Religious conversion a threat to country’s security: Viswa Hindu Parishad 

A person does not only change their faith but also differences in opinion, says Parande

August 24, 2022 05:29 am | Updated 09:14 am IST - BHUBANESWAR:

Event held at VHP headquarters, Kandhamal on August 23, Tuesday.

Event held at VHP headquarters, Kandhamal on August 23, Tuesday. | Photo Credit: Special Arrangement

The religious conversion going on across the country is not only a threat to religious freedom but also a threat to the country’s security, said Milind Parande, the Secretary General of Viswa Hindu Parishad in Odisha’s Kandhamal district on Tuesday.

Mr. Parande was addressing a meeting commemorating the death anniversary of Swami Laxmanananda Saraswati, VHP leader, whose murder in August 2008 followed anti-Christian violence in the Kandhamal district. The VHP Secretary General visited Laxmanananda Saraswati’s Ashram at Chakapada and stayed at Jaleshpata Ashram where he was hacked to death.

The VHP leader had earlier lamented that the report of the Commission of Inquiry over the killing of Laxmanananda Saraswati was yet to be made public.

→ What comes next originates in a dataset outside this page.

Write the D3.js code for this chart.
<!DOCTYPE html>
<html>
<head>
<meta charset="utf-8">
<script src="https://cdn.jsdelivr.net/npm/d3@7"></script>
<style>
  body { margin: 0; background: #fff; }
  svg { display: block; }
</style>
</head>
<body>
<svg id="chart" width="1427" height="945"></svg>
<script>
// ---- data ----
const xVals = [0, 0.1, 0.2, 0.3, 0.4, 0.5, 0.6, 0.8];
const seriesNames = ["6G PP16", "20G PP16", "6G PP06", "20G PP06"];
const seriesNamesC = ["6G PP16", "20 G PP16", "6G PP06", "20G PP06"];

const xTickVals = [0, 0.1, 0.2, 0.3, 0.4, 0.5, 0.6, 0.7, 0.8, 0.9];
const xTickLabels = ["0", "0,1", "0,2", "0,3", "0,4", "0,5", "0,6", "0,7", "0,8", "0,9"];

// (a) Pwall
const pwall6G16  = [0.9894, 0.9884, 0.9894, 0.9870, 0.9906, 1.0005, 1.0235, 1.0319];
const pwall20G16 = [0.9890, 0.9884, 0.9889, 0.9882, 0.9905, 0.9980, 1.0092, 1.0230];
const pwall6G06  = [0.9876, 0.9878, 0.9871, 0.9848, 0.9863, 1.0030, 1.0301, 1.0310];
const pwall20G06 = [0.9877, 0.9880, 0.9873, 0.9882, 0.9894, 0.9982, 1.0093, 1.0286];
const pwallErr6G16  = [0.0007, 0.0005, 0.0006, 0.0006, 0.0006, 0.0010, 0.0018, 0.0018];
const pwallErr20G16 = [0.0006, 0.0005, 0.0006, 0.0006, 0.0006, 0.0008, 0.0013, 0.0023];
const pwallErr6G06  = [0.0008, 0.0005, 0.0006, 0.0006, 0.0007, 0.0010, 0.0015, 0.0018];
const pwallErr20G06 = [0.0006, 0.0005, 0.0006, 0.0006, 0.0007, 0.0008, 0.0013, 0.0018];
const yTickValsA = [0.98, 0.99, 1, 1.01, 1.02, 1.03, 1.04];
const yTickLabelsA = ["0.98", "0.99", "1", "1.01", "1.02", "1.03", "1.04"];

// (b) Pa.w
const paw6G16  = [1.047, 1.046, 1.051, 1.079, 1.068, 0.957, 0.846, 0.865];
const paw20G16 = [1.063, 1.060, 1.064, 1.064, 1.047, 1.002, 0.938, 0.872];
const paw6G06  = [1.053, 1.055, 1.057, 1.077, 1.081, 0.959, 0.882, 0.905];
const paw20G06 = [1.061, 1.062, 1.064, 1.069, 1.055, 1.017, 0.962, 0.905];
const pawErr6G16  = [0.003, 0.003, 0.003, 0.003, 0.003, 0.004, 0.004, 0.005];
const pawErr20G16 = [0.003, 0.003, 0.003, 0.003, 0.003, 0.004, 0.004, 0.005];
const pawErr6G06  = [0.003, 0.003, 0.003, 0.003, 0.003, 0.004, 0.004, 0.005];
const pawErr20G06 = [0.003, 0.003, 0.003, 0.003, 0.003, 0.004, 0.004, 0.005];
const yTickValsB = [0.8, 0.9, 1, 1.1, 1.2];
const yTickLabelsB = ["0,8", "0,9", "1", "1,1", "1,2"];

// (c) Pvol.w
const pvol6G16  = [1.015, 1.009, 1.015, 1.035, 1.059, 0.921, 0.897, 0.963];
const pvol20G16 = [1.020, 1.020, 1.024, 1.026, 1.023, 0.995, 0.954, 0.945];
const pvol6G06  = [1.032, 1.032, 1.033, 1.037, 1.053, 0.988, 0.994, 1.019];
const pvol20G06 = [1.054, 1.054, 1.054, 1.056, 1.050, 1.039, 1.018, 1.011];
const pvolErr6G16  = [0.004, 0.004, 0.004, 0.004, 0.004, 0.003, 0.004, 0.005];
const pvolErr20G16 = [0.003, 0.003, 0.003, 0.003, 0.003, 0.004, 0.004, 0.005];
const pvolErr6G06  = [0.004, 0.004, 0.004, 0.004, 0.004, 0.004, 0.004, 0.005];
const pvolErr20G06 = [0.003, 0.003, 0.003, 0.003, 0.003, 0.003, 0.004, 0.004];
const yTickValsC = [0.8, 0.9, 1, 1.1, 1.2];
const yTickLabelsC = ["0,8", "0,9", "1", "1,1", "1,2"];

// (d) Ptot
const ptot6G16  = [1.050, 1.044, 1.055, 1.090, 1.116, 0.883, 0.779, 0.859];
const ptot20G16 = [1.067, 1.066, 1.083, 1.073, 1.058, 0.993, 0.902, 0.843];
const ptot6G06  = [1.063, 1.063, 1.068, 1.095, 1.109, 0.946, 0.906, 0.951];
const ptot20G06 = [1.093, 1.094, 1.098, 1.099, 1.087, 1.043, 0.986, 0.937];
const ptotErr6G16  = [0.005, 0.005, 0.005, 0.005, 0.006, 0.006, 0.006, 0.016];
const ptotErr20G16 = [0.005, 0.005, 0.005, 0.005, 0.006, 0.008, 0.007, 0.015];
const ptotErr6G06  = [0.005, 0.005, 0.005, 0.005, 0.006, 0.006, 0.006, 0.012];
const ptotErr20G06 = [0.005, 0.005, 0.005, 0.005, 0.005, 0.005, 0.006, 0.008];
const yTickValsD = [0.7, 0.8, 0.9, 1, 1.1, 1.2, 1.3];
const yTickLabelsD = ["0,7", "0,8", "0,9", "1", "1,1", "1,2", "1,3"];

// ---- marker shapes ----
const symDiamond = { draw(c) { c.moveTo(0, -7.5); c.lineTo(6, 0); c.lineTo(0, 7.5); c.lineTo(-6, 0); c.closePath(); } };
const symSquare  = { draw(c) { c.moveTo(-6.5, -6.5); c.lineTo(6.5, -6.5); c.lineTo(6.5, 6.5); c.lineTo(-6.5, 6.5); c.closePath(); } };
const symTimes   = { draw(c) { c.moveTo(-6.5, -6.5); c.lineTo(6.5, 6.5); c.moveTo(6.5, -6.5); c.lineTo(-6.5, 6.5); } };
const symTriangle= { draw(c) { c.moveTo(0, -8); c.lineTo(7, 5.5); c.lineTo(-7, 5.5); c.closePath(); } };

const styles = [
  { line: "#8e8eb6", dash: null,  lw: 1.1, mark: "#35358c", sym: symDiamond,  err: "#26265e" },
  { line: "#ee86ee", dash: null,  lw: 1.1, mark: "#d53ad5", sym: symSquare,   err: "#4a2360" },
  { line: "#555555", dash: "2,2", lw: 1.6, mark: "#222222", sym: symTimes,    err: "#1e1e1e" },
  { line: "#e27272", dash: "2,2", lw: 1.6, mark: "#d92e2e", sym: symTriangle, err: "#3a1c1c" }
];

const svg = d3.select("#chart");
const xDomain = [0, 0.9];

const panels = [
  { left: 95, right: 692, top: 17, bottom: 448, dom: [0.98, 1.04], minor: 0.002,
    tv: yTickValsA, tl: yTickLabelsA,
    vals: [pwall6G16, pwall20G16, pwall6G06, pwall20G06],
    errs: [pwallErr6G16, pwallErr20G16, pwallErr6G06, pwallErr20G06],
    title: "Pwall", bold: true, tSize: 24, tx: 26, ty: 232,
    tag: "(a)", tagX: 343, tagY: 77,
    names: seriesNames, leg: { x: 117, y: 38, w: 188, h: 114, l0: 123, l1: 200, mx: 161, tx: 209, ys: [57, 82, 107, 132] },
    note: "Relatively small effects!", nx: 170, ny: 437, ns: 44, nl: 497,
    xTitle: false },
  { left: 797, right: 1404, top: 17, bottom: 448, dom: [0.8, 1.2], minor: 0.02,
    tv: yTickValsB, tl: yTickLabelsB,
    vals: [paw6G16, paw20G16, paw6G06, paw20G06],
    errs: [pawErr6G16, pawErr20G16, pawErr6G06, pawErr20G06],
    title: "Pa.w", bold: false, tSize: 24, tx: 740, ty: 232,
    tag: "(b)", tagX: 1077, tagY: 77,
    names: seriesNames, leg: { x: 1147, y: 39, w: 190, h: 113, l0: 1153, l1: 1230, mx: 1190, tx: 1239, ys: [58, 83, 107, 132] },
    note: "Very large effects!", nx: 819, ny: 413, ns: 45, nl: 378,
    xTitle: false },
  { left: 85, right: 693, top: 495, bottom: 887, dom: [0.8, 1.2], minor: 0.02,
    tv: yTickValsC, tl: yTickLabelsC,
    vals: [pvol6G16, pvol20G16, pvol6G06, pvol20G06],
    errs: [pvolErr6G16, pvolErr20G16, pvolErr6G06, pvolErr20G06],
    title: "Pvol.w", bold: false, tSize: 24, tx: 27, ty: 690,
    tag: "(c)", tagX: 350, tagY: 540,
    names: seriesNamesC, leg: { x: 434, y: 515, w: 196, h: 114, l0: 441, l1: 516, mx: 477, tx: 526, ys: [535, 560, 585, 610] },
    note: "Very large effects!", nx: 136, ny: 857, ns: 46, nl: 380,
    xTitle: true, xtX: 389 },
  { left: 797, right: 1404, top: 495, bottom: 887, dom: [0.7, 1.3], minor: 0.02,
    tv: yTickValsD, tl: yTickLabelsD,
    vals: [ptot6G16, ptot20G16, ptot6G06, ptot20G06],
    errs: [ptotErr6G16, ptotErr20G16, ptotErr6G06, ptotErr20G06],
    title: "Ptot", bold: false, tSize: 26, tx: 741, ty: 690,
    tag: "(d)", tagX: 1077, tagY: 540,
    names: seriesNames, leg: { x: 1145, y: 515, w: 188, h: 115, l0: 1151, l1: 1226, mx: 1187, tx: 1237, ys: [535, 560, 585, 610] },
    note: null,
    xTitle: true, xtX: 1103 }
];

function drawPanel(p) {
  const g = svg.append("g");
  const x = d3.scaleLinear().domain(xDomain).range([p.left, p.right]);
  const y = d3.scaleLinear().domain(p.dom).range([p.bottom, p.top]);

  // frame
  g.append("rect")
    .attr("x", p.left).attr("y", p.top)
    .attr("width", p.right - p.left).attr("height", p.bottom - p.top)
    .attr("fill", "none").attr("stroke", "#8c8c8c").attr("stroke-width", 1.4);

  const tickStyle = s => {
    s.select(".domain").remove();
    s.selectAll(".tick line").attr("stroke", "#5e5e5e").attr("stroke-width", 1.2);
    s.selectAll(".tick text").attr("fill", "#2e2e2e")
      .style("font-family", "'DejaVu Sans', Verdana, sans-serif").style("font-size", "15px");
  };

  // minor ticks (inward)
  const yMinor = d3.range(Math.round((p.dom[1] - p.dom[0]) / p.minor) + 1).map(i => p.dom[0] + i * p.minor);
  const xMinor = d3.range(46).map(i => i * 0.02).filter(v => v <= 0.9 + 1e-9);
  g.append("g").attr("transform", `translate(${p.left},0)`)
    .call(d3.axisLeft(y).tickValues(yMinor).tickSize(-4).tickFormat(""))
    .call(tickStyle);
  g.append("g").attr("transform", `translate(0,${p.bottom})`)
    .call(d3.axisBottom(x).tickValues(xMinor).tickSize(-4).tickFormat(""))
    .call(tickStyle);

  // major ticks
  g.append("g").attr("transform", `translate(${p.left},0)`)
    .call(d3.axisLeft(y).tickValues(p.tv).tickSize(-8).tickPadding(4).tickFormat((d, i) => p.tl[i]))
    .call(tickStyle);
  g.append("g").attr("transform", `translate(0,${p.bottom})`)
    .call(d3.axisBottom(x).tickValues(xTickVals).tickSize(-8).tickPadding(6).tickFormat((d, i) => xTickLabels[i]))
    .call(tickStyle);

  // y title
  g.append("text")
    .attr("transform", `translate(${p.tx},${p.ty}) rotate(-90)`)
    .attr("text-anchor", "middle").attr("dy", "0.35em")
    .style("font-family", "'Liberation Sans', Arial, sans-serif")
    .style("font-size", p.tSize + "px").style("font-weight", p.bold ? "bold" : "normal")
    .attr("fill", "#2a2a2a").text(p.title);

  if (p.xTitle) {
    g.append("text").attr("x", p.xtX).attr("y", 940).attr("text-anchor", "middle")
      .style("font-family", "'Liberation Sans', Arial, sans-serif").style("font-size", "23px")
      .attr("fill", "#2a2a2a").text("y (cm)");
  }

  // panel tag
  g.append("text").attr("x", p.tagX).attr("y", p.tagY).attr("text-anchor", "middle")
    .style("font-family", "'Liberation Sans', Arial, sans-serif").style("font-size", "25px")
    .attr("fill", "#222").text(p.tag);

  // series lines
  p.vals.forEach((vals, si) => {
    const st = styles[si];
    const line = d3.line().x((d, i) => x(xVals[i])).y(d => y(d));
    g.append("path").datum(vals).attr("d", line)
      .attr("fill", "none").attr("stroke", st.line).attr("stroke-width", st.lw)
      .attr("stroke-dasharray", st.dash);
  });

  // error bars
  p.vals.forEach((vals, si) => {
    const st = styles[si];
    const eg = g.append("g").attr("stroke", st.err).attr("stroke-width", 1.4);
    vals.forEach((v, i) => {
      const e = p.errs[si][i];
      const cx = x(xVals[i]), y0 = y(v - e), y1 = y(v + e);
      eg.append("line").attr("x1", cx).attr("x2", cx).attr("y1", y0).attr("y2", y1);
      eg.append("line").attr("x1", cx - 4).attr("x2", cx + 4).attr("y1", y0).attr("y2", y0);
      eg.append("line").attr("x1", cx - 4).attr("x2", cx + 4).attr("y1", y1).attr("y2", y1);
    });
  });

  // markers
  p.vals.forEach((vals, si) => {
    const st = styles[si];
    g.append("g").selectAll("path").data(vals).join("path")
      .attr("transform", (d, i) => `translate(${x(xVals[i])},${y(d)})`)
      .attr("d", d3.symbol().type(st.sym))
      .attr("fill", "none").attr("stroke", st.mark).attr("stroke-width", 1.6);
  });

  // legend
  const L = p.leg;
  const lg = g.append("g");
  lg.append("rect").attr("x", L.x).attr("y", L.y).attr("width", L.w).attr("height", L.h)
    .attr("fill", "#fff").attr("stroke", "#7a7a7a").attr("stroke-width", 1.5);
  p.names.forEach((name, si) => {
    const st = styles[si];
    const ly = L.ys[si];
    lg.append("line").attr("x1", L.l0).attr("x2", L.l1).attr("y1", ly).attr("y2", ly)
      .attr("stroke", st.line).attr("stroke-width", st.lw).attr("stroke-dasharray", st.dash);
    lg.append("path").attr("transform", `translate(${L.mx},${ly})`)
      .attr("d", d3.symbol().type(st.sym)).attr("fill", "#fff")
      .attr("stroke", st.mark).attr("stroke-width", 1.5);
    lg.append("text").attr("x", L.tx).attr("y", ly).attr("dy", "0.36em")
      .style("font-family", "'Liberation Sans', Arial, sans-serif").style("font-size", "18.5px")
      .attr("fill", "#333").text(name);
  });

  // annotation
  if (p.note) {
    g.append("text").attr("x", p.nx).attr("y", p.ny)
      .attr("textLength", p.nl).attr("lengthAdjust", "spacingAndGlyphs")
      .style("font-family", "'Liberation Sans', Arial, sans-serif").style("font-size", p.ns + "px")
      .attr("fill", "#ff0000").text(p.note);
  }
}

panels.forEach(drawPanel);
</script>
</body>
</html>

“After Independence, States like Nagaland, Meghalaya and Mizoram have become Christian dominated. It has happened due to a conspiracy of conversion hatched by missionaries. Demand for separation from India has been reverberating in different parts of the country. In religious conversion, a person does not only change their faith but also differences in opinion, which leads to the country’s destabilisation,” said Mr. Parande.

“Laxmanananda Saraswati had realized the repercussions of religious conversion for which he came to Kandhamal in the 1960s to protect the Hindu religion as well as the country,” he pointed out.

“Till the western countries invaded India, our country was the richest in the world. The British, Portuguese and French started looting India. Now, crores of people have gone down below the poverty line. Britishers had sent a confidential report to England that southern India had the maximum number of educational institutes in the 16th century. They started damaging institute after institute,” said the VHP secretary general. In the garb of providing service, missionary organisations were involved in religious conversions in the country, he alleged.

“Outlawed CPI (Maoist) and human rights activists have joined hands with Christian missionaries. This group of people was trying to divide tribal communities from within. Missionary groups backed by left-wing extremists were trying to convince tribals that they were not Hindu,” Mr. Parande alleged.

The VHP leader said the organisation would expand to one lakh villages and increase VHP’s supporters’ base to one crore.